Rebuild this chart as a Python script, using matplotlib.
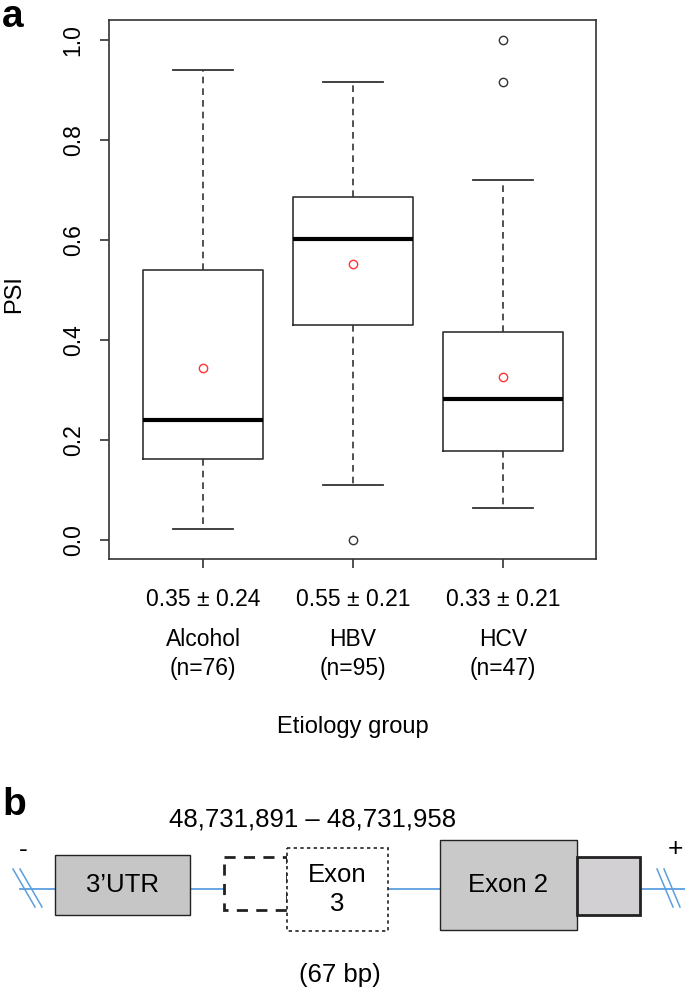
import matplotlib
matplotlib.use("Agg")
import matplotlib.pyplot as plt
from matplotlib.patches import Rectangle

plt.rcParams['font.family'] = ['Liberation Sans', 'DejaVu Sans']

# ---------- panel a data ----------
groups = ['Alcohol', 'HBV', 'HCV']
counts = [76, 95, 47]
mean_sd = ['0.35 ± 0.24', '0.55 ± 0.21', '0.33 ± 0.21']
whislo = [0.022, 0.110, 0.064]
q1 = [0.162, 0.430, 0.178]
med = [0.240, 0.602, 0.282]
q3 = [0.541, 0.686, 0.416]
whishi = [0.940, 0.916, 0.720]
means = [0.345, 0.553, 0.327]
fliers = [[], [0.0], [1.0, 0.916]]
yticks = [0.0, 0.2, 0.4, 0.6, 0.8, 1.0]

# ---------- panel b (gene structure, pixel layout) ----------
line_y = 889
solid_boxes = [  # x0, y0, x1, y1, face, lw, label
    (55, 855, 190, 915, '#c6c6c6', 1.0, "3’UTR"),
    (440, 840, 577, 930, '#c9c9c9', 1.0, 'Exon 2'),
    (577, 857, 640, 915, '#d2d0d2', 2.0, ''),
]
dash_box = (224, 857, 287, 910)
exon3_box = (287, 848, 388, 931)
slashes = [(13, 35), (20, 42), (657, 673), (664, 680)]

fs = 16.5

fig = plt.figure(figsize=(6.85, 9.92), dpi=100)
ax = fig.add_axes([109 / 685, 1 - 559 / 992, 487 / 685, 539 / 992])

stats = []
for i in range(3):
    stats.append(dict(whislo=whislo[i], q1=q1[i], med=med[i], q3=q3[i],
                      whishi=whishi[i], fliers=fliers[i]))

ax.bxp(stats, positions=[1, 2, 3], widths=0.8, showfliers=True,
       boxprops=dict(color='#333333', linewidth=1.2),
       whiskerprops=dict(color='#333333', linewidth=1.2, linestyle=(0, (4, 3))),
       capprops=dict(color='#333333', linewidth=1.3),
       capwidths=0.4,
       medianprops=dict(color='black', linewidth=3),
       flierprops=dict(marker='o', markerfacecolor='none', markeredgecolor='#333333',
                       markersize=6, markeredgewidth=1.0))
ax.plot([1, 2, 3], means, 'o', mfc='none', mec='#ff3333', ms=6, mew=1.0)

ax.set_xlim(0.373, 3.62)
ax.set_ylim(-0.038, 1.04)
ax.set_yticks(yticks)
ax.set_yticklabels([f'{v:.1f}' for v in yticks], rotation=90, va='center', fontsize=fs)
ax.set_xticks([1, 2, 3])
ax.set_xticklabels(mean_sd, fontsize=fs, va='baseline')
ax.tick_params(axis='both', direction='out', length=6.5, width=1.2, color='#333333')
ax.tick_params(axis='y', pad=11)
ax.tick_params(axis='x', pad=27)
for s in ax.spines.values():
    s.set_linewidth(1.2)
    s.set_color('#333333')

for i, g in enumerate(groups):
    ax.annotate(g, xy=(i + 1, 0), xycoords=('data', 'axes fraction'),
                xytext=(0, -87), textcoords='offset pixels', ha='center', va='baseline',
                fontsize=fs)
    ax.annotate(f'(n={counts[i]})', xy=(i + 1, 0), xycoords=('data', 'axes fraction'),
                xytext=(0, -116), textcoords='offset pixels', ha='center', va='baseline',
                fontsize=fs)

fig.text(14 / 685, 1 - 294 / 992, 'PSI', rotation=90, ha='center', va='center', fontsize=17)
fig.text(353 / 685, 1 - 733 / 992, 'Etiology group', ha='center', va='baseline', fontsize=17)
fig.text(2 / 685, 1 - 27 / 992, 'a', fontsize=28, fontweight='bold', va='baseline')

# ---------- panel b ----------
axb = fig.add_axes([0, 0, 1, 212 / 992])
axb.set_xlim(0, 685)
axb.set_ylim(992, 780)
axb.axis('off')

blue = '#5a9ee0'
axb.plot([20, 685], [line_y, line_y], color=blue, lw=1.3, zorder=0)
for xa, xb in slashes:
    axb.plot([xa, xb], [line_y - 20, line_y + 18], color=blue, lw=1.1)

for x0, y0, x1, y1, face, lw, label in solid_boxes:
    axb.add_patch(Rectangle((x0, y0), x1 - x0, y1 - y0, facecolor=face,
                            edgecolor='#222222', lw=lw, zorder=2))
    if label:
        axb.text((x0 + x1) / 2, (y0 + y1) / 2, label, ha='center', va='center',
                 fontsize=18.5, zorder=3)

x0, y0, x1, y1 = dash_box
axb.add_patch(Rectangle((x0, y0), x1 - x0, y1 - y0, facecolor='white',
                        edgecolor='#222222', lw=2, linestyle=(0, (4, 3)), zorder=2))
x0, y0, x1, y1 = exon3_box
axb.add_patch(Rectangle((x0, y0), x1 - x0, y1 - y0, facecolor='white',
                        edgecolor='#222222', lw=1.2, linestyle=(0, (2, 2)), zorder=2))
axb.text((x0 + x1) / 2, (y0 + y1) / 2, 'Exon\n3', ha='center', va='center',
         fontsize=18.5, linespacing=1.25, zorder=3)

axb.text(313, 820, '48,731,891 – 48,731,958', ha='center', va='center', fontsize=18.5)
axb.text(340, 975, '(67 bp)', ha='center', va='center', fontsize=18.5)
axb.text(23, 850, '-', ha='center', va='center', fontsize=19)
axb.text(675, 849, '+', ha='center', va='center', fontsize=19)
axb.text(2, 815, 'b', fontsize=28, fontweight='bold', va='baseline')

fig.savefig('out.png', dpi=100, facecolor='white')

_ _ _ _ _

Take the material above from its first line through the line holding "plt.rcParams['font.family'] = ['Liberation" and set it down exactly, without the pictures.

- **Task output**:
Rebuild this chart as a Python script, using matplotlib.
import matplotlib
matplotlib.use("Agg")
import matplotlib.pyplot as plt
from matplotlib.patches import Rectangle

plt.rcParams['font.family'] = ['Liberation Sans', 'DejaVu Sans']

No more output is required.